Inspect the ropes and acknowledge if they are crossed over each other or twisted on the slings. Both strands of the rope should fall cleanly on the face of the wall from the anchor. A single twist can hang the rope and make it very difficult or even impossible to pull. Ropes can also twist on each other as you rappel, but you can keep them separated using a guide finger.
Rappel rope recovery process.
Assuming you’ve reached the ground or your next rappel station safely, you can now proceed to recover your ropes from the top. If you followed the steps above carefully, you should have no issues with twists or hang-ups, and you should be able to pull them down right away, easily and smoothly.
However, even if the ropes are easy to pull, there are some things that you need to watch out for. These are basic safety guidelines. You think of them as “things that can go wrong while pulling the ropes.”
- Don’t forget to yell “Rope” when you start the recovery process. This will alert everyone around you that one or more ropes are coming down. These ropes might bring down some rocks, or they can lash about and hurt someone. Remember that rappel ropes are heavy, and they can cause injury in some cases.
- Keep an eye out on the free end of the rope. It can whip about and hurt you badly if you’re not paying attention. Stay out of its way and you should be fine.

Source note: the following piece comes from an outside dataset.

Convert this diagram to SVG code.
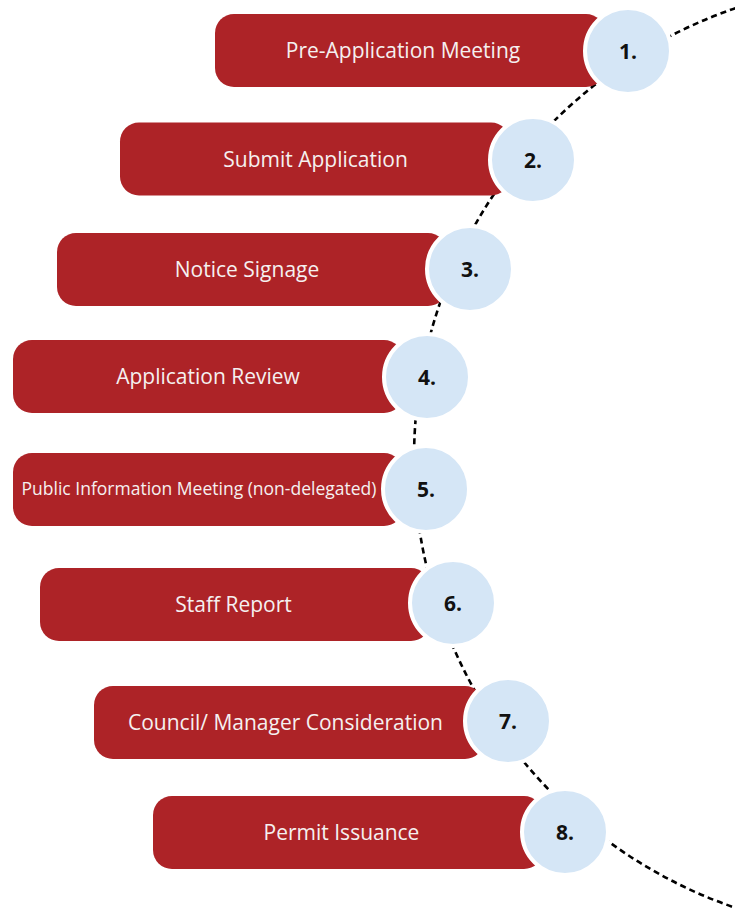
<svg xmlns="http://www.w3.org/2000/svg" width="735" height="910" viewBox="0 0 735 910">
<style>
.box{fill:#AD2327}
.lbl{font-family:"Open Sans","Liberation Sans",sans-serif;font-size:21px;fill:#F5F0F0;text-anchor:middle}
.sm{font-size:17.5px}
.dot{fill:#D5E6F6;stroke:#FFFFFF;stroke-width:4}
.num{font-family:"Open Sans","Liberation Sans",sans-serif;font-size:21px;font-weight:bold;fill:#111111;text-anchor:middle}
.arc{fill:none;stroke:#000000;stroke-width:2.6;stroke-dasharray:6 4}
</style>
<rect width="735" height="910" fill="#FFFFFF"/>
<g id="connectors">
<path class="arc" d="M 745 5 A 475.5 475.5 0 0 0 745 911"/>
</g>
<g id="node1"><rect class="box" x="215" y="14" width="390" height="73" rx="19"/><text class="lbl" x="403" y="58">Pre-Application Meeting</text><circle class="dot" cx="628" cy="51" r="43"/><text class="num" x="628" y="58.5">1.</text></g>
<g id="node2"><rect class="box" x="120" y="122.5" width="390" height="73" rx="19"/><text class="lbl" x="315.5" y="166.5">Submit Application</text><circle class="dot" cx="533" cy="160" r="43"/><text class="num" x="533" y="167.5">2.</text></g>
<g id="node3"><rect class="box" x="57" y="233" width="390" height="73" rx="19"/><text class="lbl" x="247" y="277">Notice Signage</text><circle class="dot" cx="470" cy="269" r="43"/><text class="num" x="470" y="276.5">3.</text></g>
<g id="node4"><rect class="box" x="13" y="340" width="390" height="73" rx="19"/><text class="lbl" x="208" y="384">Application Review</text><circle class="dot" cx="427" cy="377" r="43"/><text class="num" x="427" y="384.5">4.</text></g>
<g id="node5"><rect class="box" x="13" y="453" width="390" height="73" rx="19"/><text class="lbl sm" x="199" y="495">Public Information Meeting (non-delegated)</text><circle class="dot" cx="426" cy="489" r="43"/><text class="num" x="426" y="496.5">5.</text></g>
<g id="node6"><rect class="box" x="40" y="568" width="390" height="73" rx="19"/><text class="lbl" x="233.5" y="612">Staff Report</text><circle class="dot" cx="453" cy="603" r="43"/><text class="num" x="453" y="610.5">6.</text></g>
<g id="node7"><rect class="box" x="94" y="686" width="390" height="73" rx="19"/><text class="lbl" x="285.5" y="730">Council/ Manager Consideration</text><circle class="dot" cx="508" cy="721" r="43"/><text class="num" x="508" y="728.5">7.</text></g>
<g id="node8"><rect class="box" x="153" y="796" width="390" height="73" rx="19"/><text class="lbl" x="341.5" y="840">Permit Issuance</text><circle class="dot" cx="565" cy="832" r="43"/><text class="num" x="565" y="839.5">8.</text></g>
</svg>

- Since I mentioned falling rocks, make sure you’re wearing a high-quality climbing helmet. I wrote a complete guide about climbing helmets, and you can check that out as well if you need some guidance. Keeping your head down is also a good idea, but you also need to watch the rope carefully, so this can be tricky.
What if I was rappelling with a single rope?
Rappelling with a single rope is definitely doable, even though it’s not widely practiced. I always prefer to rappel with two ropes myself, but if you want to do it this way, more power to you! However, I hope you know that in order to rappel with a single rope, you need to use a relatively lengthy one – both of its ends need to reach the ground. Of course, if you’re rappelling over very short distances, a medium-sized rope will do just fine.
- Once both ends have reached the ground, you need to tie a double figure-eight knot on the rope bight.
- Pull one end of the rope and thread it through two rings on the anchor.
- As for rappelling with a single rope, make sure to rappel on the side that’s opposite the knot. This will prevent the rope from dropping through.
- Now’s a good time to check everything just the way I described above. Even though you rappelled with a single rope, you still need to check the knot and avoid any hangs or snags.
- In order to retrieve your single rappel rope, pull the part of the rope that has a knot at the top. You shouldn’t have any trouble recovering this rope, as it should fall right off.
This is one of the safest and most predictable ways to rappel with a single rope and recover it easily afterward. Depending on the terrain, the rappel length, and the weather conditions, there might be some other ways of going about it.
However, even though experimental rappelling techniques are gaining a bit of popularity, I would never try them out myself because I simply enjoy living too much. If you ask me, tried and proven methods that work time and time again are the only ones that should be practiced nowadays.
I hope that you now have a better understanding of rappel rope recovery techniques. As I mentioned before, this isn’t a particularly difficult process, but it does require a bit of know-how and some basic skills. Beginners will likely have some issues with the recovery process, but practice makes perfect, right?
If you have anything that you would like to add, whether we’re talking about personal experiences or extra tips, feel free to speak your mind. Until then, stay safe out there!